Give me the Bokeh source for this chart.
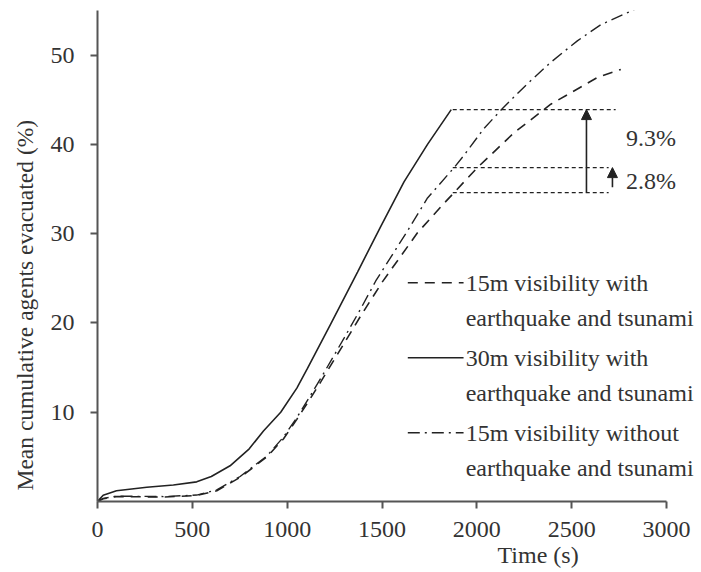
import numpy as np
from bokeh.plotting import figure
from bokeh.models import Range1d, FixedTicker, Arrow, NormalHead, Title
from bokeh.embed import file_html
from bokeh.resources import INLINE
from bokeh.core.properties import value

# ---- data ----
T_30M = [0, 30, 100, 260, 400, 523, 600, 699, 800, 875, 966, 1051, 1107, 1230, 1371, 1493, 1616, 1740, 1865]
V_30M = [0, 0.7, 1.2, 1.6, 1.85, 2.2, 2.8, 4.0, 5.9, 7.9, 10.0, 12.7, 14.9, 19.9, 25.7, 30.8, 35.8, 40.0, 43.9]

T_15M = [0, 30, 100, 350, 523, 629, 752, 893, 980, 1051, 1121, 1177, 1300, 1388, 1502, 1687, 1827, 1880, 2003, 2196, 2390, 2636, 2759]
V_15M = [0, 0.3, 0.55, 0.5, 0.67, 1.2, 2.7, 5.0, 7.0, 9.2, 11.5, 13.4, 17.7, 20.8, 24.6, 30.1, 33.4, 34.6, 37.4, 41.3, 44.5, 47.5, 48.4]

T_15M_NO = [0, 30, 100, 350, 523, 629, 752, 893, 980, 1051, 1121, 1177, 1300, 1388, 1467, 1634, 1740, 1880, 1933, 2038, 2143, 2267, 2390, 2530, 2653, 2830]
V_15M_NO = [0, 0.35, 0.6, 0.55, 0.72, 1.3, 2.8, 5.1, 7.2, 9.4, 11.8, 13.8, 18.3, 21.6, 24.7, 30.3, 34.0, 37.4, 38.8, 41.8, 44.2, 46.8, 49.2, 51.6, 53.4, 55.1]

X_TICKS = [0, 500, 1000, 1500, 2000, 2500, 3000]
Y_TICKS = [10, 20, 30, 40, 50]
X_AXIS_END = 3000
Y_AXIS_END = 55

# reference levels (bottom, middle, top) and their extents
REF_LEVELS = [34.6, 37.4, 43.9]
REF_X0 = [1873, 1873, 1873]
REF_X1 = [2695, 2695, 2732]

# gap arrows
GAP_X = [2578, 2715]
GAP_Y0 = [34.6, 35.2]
GAP_Y1 = [43.9, 37.4]
GAP_TEXT = ["9.3%", "2.8%"]
GAP_TEXT_X = [2786, 2786]
GAP_TEXT_Y = [40.7, 35.9]

LEGEND_LINE1 = ["15m visibility with", "30m visibility with", "15m visibility without"]
LEGEND_LINE2 = ["earthquake and tsunami", "earthquake and tsunami", "earthquake and tsunami"]
LEGEND_Y1 = [24.5, 16.1, 7.7]
LEGEND_Y2 = [20.6, 12.2, 3.8]
LEGEND_DASH = ["10 7", "solid", "12 5 2 5"]

FONT = "Liberation Serif"
TXT = "#333333"
INK = "#222222"
AX = "#555555"

W, H = 701, 572
LEFT, TOP, BOTTOM = 97, 10, 71
# frame reaches the right edge so texts there are not clipped; axis line stops at 3000
x_end = X_AXIS_END * (W - LEFT) / (666 - LEFT)

p = figure(width=W, height=H, output_backend="svg", toolbar_location=None,
           x_range=Range1d(0, x_end), y_range=Range1d(0, Y_AXIS_END),
           min_border_left=LEFT, min_border_right=0, min_border_top=TOP, min_border_bottom=BOTTOM)
p.outline_line_color = None
p.grid.visible = False
p.background_fill_color = "white"
p.border_fill_color = "white"

for ax in (p.xaxis[0], p.yaxis[0]):
    ax.axis_line_color = AX
    ax.axis_line_width = 2
    ax.major_tick_line_color = AX
    ax.major_tick_line_width = 2
    ax.major_tick_out = 7
    ax.major_tick_in = 0
    ax.minor_tick_out = 0
    ax.minor_tick_in = 0
    ax.major_label_text_font = FONT
    ax.major_label_text_font_size = "24px"
    ax.major_label_text_color = TXT
    ax.axis_label = None
p.xaxis.ticker = FixedTicker(ticks=X_TICKS)
p.yaxis.ticker = FixedTicker(ticks=Y_TICKS)
p.xaxis.bounds = (0, X_AXIS_END)
p.xaxis.major_label_standoff = 13
p.yaxis.major_label_standoff = 16

# axis titles
p.add_layout(Title(text="Time (s)", align="left", offset=400, standoff=0,
                   text_font=FONT, text_font_size="24px", text_font_style="normal",
                   text_color=TXT), "below")
p.add_layout(Title(text="Mean cumulative agents evacuated  (%)", align="left", offset=11,
                   vertical_align="middle", standoff=18, text_font=FONT,
                   text_font_size="23.5px", text_font_style="normal", text_color=TXT), "left")

# curves
p.line(T_15M, V_15M, line_color=INK, line_width=1.6, line_dash="10 7")
p.line(T_30M, V_30M, line_color=INK, line_width=1.6)
p.line(T_15M_NO, V_15M_NO, line_color=INK, line_width=1.4, line_dash="12 5 2 5")

# reference lines
p.segment(x0=REF_X0, y0=REF_LEVELS, x1=REF_X1, y1=REF_LEVELS,
          line_color=INK, line_width=1.2, line_dash="4 3")

for x, y0, y1 in zip(GAP_X, GAP_Y0, GAP_Y1):
    p.add_layout(Arrow(x_start=x, y_start=y0, x_end=x, y_end=y1,
                       line_color=INK, line_width=1.6,
                       end=NormalHead(size=10, fill_color=INK, line_color=INK, line_width=1)))

p.text(x=GAP_TEXT_X, y=GAP_TEXT_Y, text=GAP_TEXT, text_font=value(FONT),
       text_font_size=value("24px"), text_color=TXT, text_align="left", text_baseline="middle")

# legend (drawn inside the plot)
LEG_X0, LEG_X1, LEG_TX = 1636, 1930, 1941
for dash, y in zip(LEGEND_DASH, LEGEND_Y1):
    p.line([LEG_X0, LEG_X1], [y, y], line_color=INK, line_width=1.6, line_dash=dash)
p.text(x=[LEG_TX] * 3, y=LEGEND_Y1, text=LEGEND_LINE1, text_font=value(FONT),
       text_font_size=value("24px"), text_color=TXT, text_align="left", text_baseline="middle")
p.text(x=[LEG_TX] * 3, y=LEGEND_Y2, text=LEGEND_LINE2, text_font=value(FONT),
       text_font_size=value("24px"), text_color=TXT, text_align="left", text_baseline="middle")

open("out.html", "w").write(file_html(p, INLINE))
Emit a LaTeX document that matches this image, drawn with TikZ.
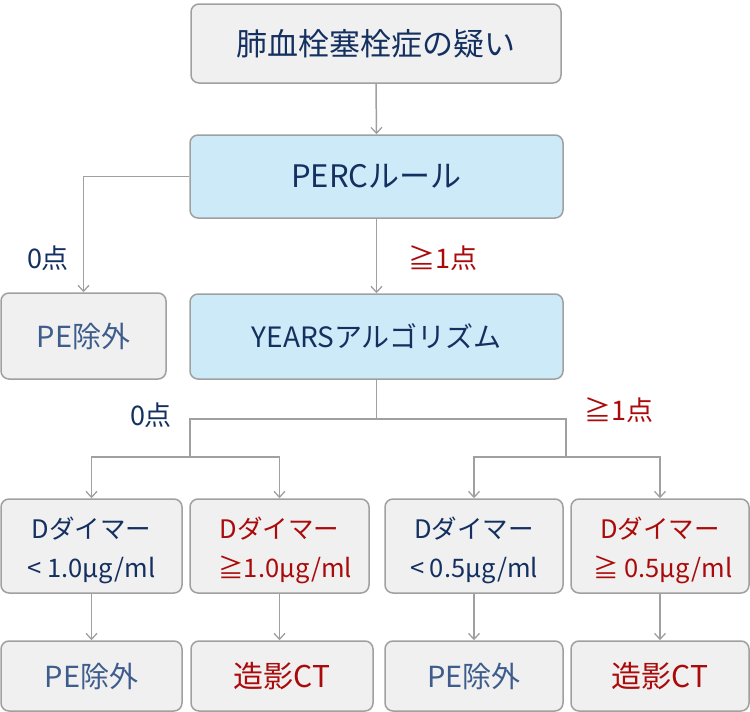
\documentclass[tikz,border=0pt]{standalone}
\usepackage{fontspec}
\setmainfont{Noto Sans CJK JP}
\usetikzlibrary{arrows.meta}
\definecolor{navy}{RGB}{20,48,96}
\definecolor{peblue}{RGB}{62,92,140}
\definecolor{redtxt}{RGB}{170,10,10}
\definecolor{boxgray}{RGB}{240,240,240}
\definecolor{boxblue}{RGB}{204,234,247}
\definecolor{edgegray}{RGB}{160,160,160}
\newcommand{\dstrut}{\rule{0pt}{30.5pt}}
\tikzset{
  box/.style={draw=edgegray, line width=1.5pt, rounded corners=8pt, fill=boxgray, align=center, inner sep=0pt},
  bluebox/.style={box, fill=boxblue},
  conn/.style={draw=edgegray, line width=1.5pt},
  arr/.style={conn, -{Straight Barb[length=6pt,width=11pt,line width=1.3pt]}},
  lab/.style={font=\fontsize{27}{30}\selectfont, inner sep=0pt},
  dtext/.style={font=\fontsize{25.5}{39}\selectfont},
}
\begin{document}
\begin{tikzpicture}[x=1pt,y=-1pt]
\useasboundingbox (0,0) rectangle (750,712);
% top
\node[box, minimum width=370, minimum height=79, text=navy, font=\fontsize{31}{34}\selectfont] (top) at (376,43.5) {肺血栓塞栓症の疑い};
\node[bluebox, minimum width=373, minimum height=83, text=navy, font=\fontsize{31}{34}\selectfont] (perc) at (376.5,176.5) {PERCルール};
\node[box, minimum width=165, minimum height=86, text=peblue, font=\fontsize{29}{32}\selectfont] (pe1) at (83.5,336) {PE除外};
\node[bluebox, minimum width=373, minimum height=85, text=navy, font=\fontsize{28}{32}\selectfont] (years) at (376.5,336.5) {YEARSアルゴリズム};
% D-dimer boxes
\node[box, dtext, minimum width=181, minimum height=94, text=navy] (d1) at (91.5,546) {\dstrut Dダイマー\\< 1.0μg/ml};
\node[box, dtext, minimum width=179, minimum height=94, text=redtxt] (d2) at (279.5,546) {\dstrut Dダイマー\\\ \ ≧1.0μg/ml};
\node[box, dtext, minimum width=178, minimum height=94, text=navy] (d3) at (474,546) {\dstrut Dダイマー\\< 0.5μg/ml};
\node[box, dtext, minimum width=178, minimum height=94, text=redtxt] (d4) at (660,546) {\dstrut Dダイマー\\\ ≧ 0.5μg/ml};
% bottom boxes
\node[box, minimum width=181, minimum height=70, text=peblue, font=\fontsize{29}{32}\selectfont] (b1) at (91.5,676) {PE除外};
\node[box, minimum width=182, minimum height=70, text=redtxt, font=\fontsize{30}{32}\selectfont] (b2) at (282,676) {造影CT};
\node[box, minimum width=178, minimum height=70, text=peblue, font=\fontsize{29}{32}\selectfont] (b3) at (474,676) {PE除外};
\node[box, minimum width=178, minimum height=70, text=redtxt, font=\fontsize{30}{32}\selectfont] (b4) at (660,676) {造影CT};
% labels
\node[lab, text=navy] (l0a) at (48,258) {0点};
\node[lab, text=redtxt] (l1a) at (443,258) {≧1点};
\node[lab, text=navy] (l0b) at (151,415) {0点};
\node[lab, text=redtxt] (l1b) at (619,410) {≧1点};
% connectors
\coordinate (jm) at (376.5,419);
\coordinate (jl) at (190,457);
\coordinate (jr) at (566,457);
\draw[arr] (top.south) -- (perc.north);
\draw[arr] (perc.west) -| (pe1.north);
\draw[arr] (perc.south) -- (years.north);
\draw[conn] (years.south) -- (jm);
\draw[conn] (jm) -| (jl);
\draw[conn] (jm) -| (jr);
\draw[arr] (jl) -| (d1.north);
\draw[arr] (jl) -| (d2.north);
\draw[arr] (jr) -| (d3.north);
\draw[arr] (jr) -| (d4.north);
\draw[arr] (d1.south) -- (b1.north);
\draw[arr] (d2.south) -- (d2.south |- b2.north);
\draw[arr] (d3.south) -- (b3.north);
\draw[arr] (d4.south) -- (d4.south |- b4.north);
\end{tikzpicture}
\end{document}
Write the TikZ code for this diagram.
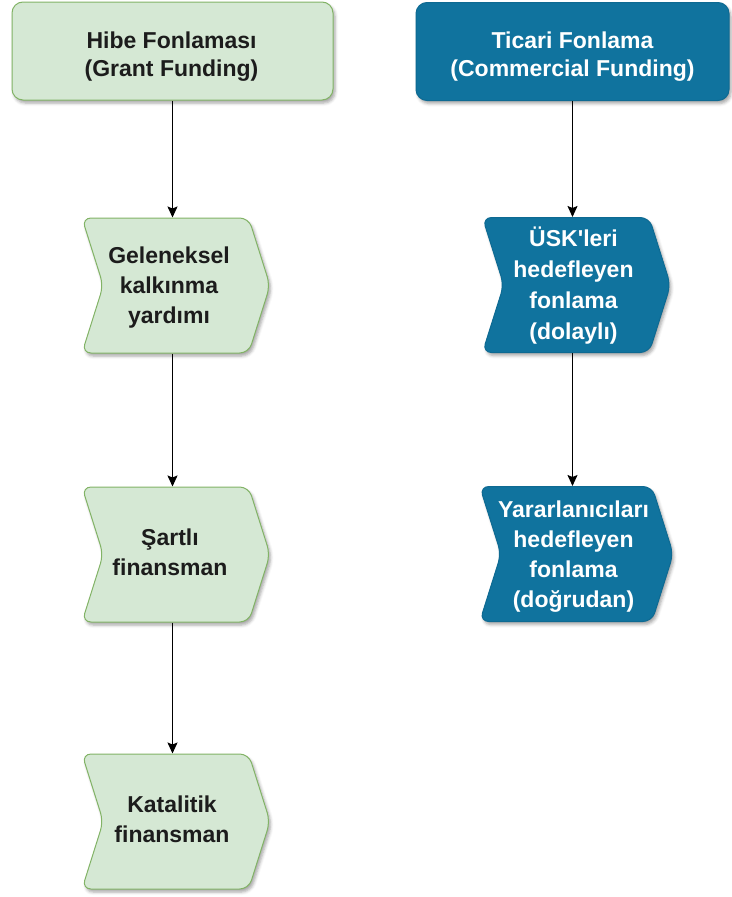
\documentclass[tikz,border=0pt]{standalone}
\usepackage{fontspec}
\setmainfont{Liberation Sans}[Ligatures=TeXOff]
\usetikzlibrary{shapes.symbols,arrows.meta,shadows.blur}

\definecolor{grantfill}{HTML}{D5E8D4}
\definecolor{grantline}{HTML}{82B366}
\definecolor{commfill}{HTML}{10739E}
\definecolor{commline}{HTML}{0E6A92}
\definecolor{darktext}{HTML}{1C1C1C}

% centred lines, moved by (#1,#2) without changing the box size
\newcommand\nudged[3]{\raisebox{#2}[\height][\depth]{\hspace*{#1}\begin{tabular}{@{}c@{}}#3\end{tabular}\hspace*{-#1}}}

\tikzset{
  softshadow/.style={blur shadow={shadow xshift=2pt, shadow yshift=-3pt,
      shadow blur radius=3pt, shadow opacity=35}},
  headbox/.style={rectangle, rounded corners=11pt, line width=1pt,
      minimum width=#1, minimum height=98pt, inner sep=0pt, softshadow,
      font=\bfseries\fontsize{23}{28}\selectfont},
  chevbox/.style={signal, signal to=east, signal from=west,
      signal pointer angle=145, rounded corners=9pt, line width=1pt,
      minimum width=188pt, minimum height=135pt, inner sep=0pt,
      softshadow, font=\bfseries\fontsize{23}{30}\selectfont},
  widelines/.style={font=\bfseries\fontsize{23}{31}\selectfont},
  grant/.style={fill=grantfill, draw=grantline, text=darktext},
  comm/.style={fill=commfill, draw=commline, text=white},
  flow/.style={draw=black, line width=1.3pt,
      -{Stealth[length=11pt, width=10pt, inset=2pt]}}
}

\begin{document}
\begin{tikzpicture}[x=1pt, y=-1pt]
  \useasboundingbox (0,0) rectangle (731,897);

  % grant funding column
  \node[headbox=321pt, grant] (hibe) at (172.5,51)
    {\nudged{-1pt}{-6pt}{Hibe Fonlaması\\(Grant Funding)}};
  \node[chevbox, grant] (gel) at (176,285.5)
    {\nudged{-7pt}{-2pt}{Geleneksel\\kalkınma\\yardımı}};
  \node[chevbox, grant] (sart) at (176,554.5)
    {\nudged{-6pt}{0pt}{Şartlı\\finansman}};
  \node[chevbox, grant] (kat) at (176,821.5)
    {\nudged{-4pt}{0pt}{Katalitik\\finansman}};

  % commercial funding column
  \node[headbox=313pt, comm] (ticari) at (572.5,51.5)
    {\nudged{0pt}{-5pt}{Ticari Fonlama\\(Commercial Funding)}};
  \node[chevbox, comm, widelines] (usk) at (576.5,285)
    {\nudged{-3pt}{-2pt}{ÜSK'leri\\hedefleyen\\fonlama\\(dolaylı)}};
  \node[chevbox, comm] (yar) at (576.5,554)
    {\nudged{-3pt}{-2pt}{Yararlanıcıları\\hedefleyen\\fonlama\\(doğrudan)}};

  % connectors
  \draw[flow] (hibe.south) -- (hibe.south |- gel.north);
  \draw[flow] (hibe.south |- gel.south) -- (hibe.south |- sart.north);
  \draw[flow] (hibe.south |- sart.south) -- (hibe.south |- kat.north);
  \draw[flow] (ticari.south) -- (ticari.south |- usk.north);
  \draw[flow] (ticari.south |- usk.south) -- (ticari.south |- yar.north);
\end{tikzpicture}
\end{document}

§ **Task prompt**
Take the records from their first line through the line containing "44.5, 47.5, 48.4]" and please return exactly those lines, both ends included, minus the pictures.

§ **Exercise answer**
Give me the Bokeh source for this chart.
import numpy as np
from bokeh.plotting import figure
from bokeh.models import Range1d, FixedTicker, Arrow, NormalHead, Title
from bokeh.embed import file_html
from bokeh.resources import INLINE
from bokeh.core.properties import value

# ---- data ----
T_30M = [0, 30, 100, 260, 400, 523, 600, 699, 800, 875, 966, 1051, 1107, 1230, 1371, 1493, 1616, 1740, 1865]
V_30M = [0, 0.7, 1.2, 1.6, 1.85, 2.2, 2.8, 4.0, 5.9, 7.9, 10.0, 12.7, 14.9, 19.9, 25.7, 30.8, 35.8, 40.0, 43.9]

T_15M = [0, 30, 100, 350, 523, 629, 752, 893, 980, 1051, 1121, 1177, 1300, 1388, 1502, 1687, 1827, 1880, 2003, 2196, 2390, 2636, 2759]
V_15M = [0, 0.3, 0.55, 0.5, 0.67, 1.2, 2.7, 5.0, 7.0, 9.2, 11.5, 13.4, 17.7, 20.8, 24.6, 30.1, 33.4, 34.6, 37.4, 41.3, 44.5, 47.5, 48.4]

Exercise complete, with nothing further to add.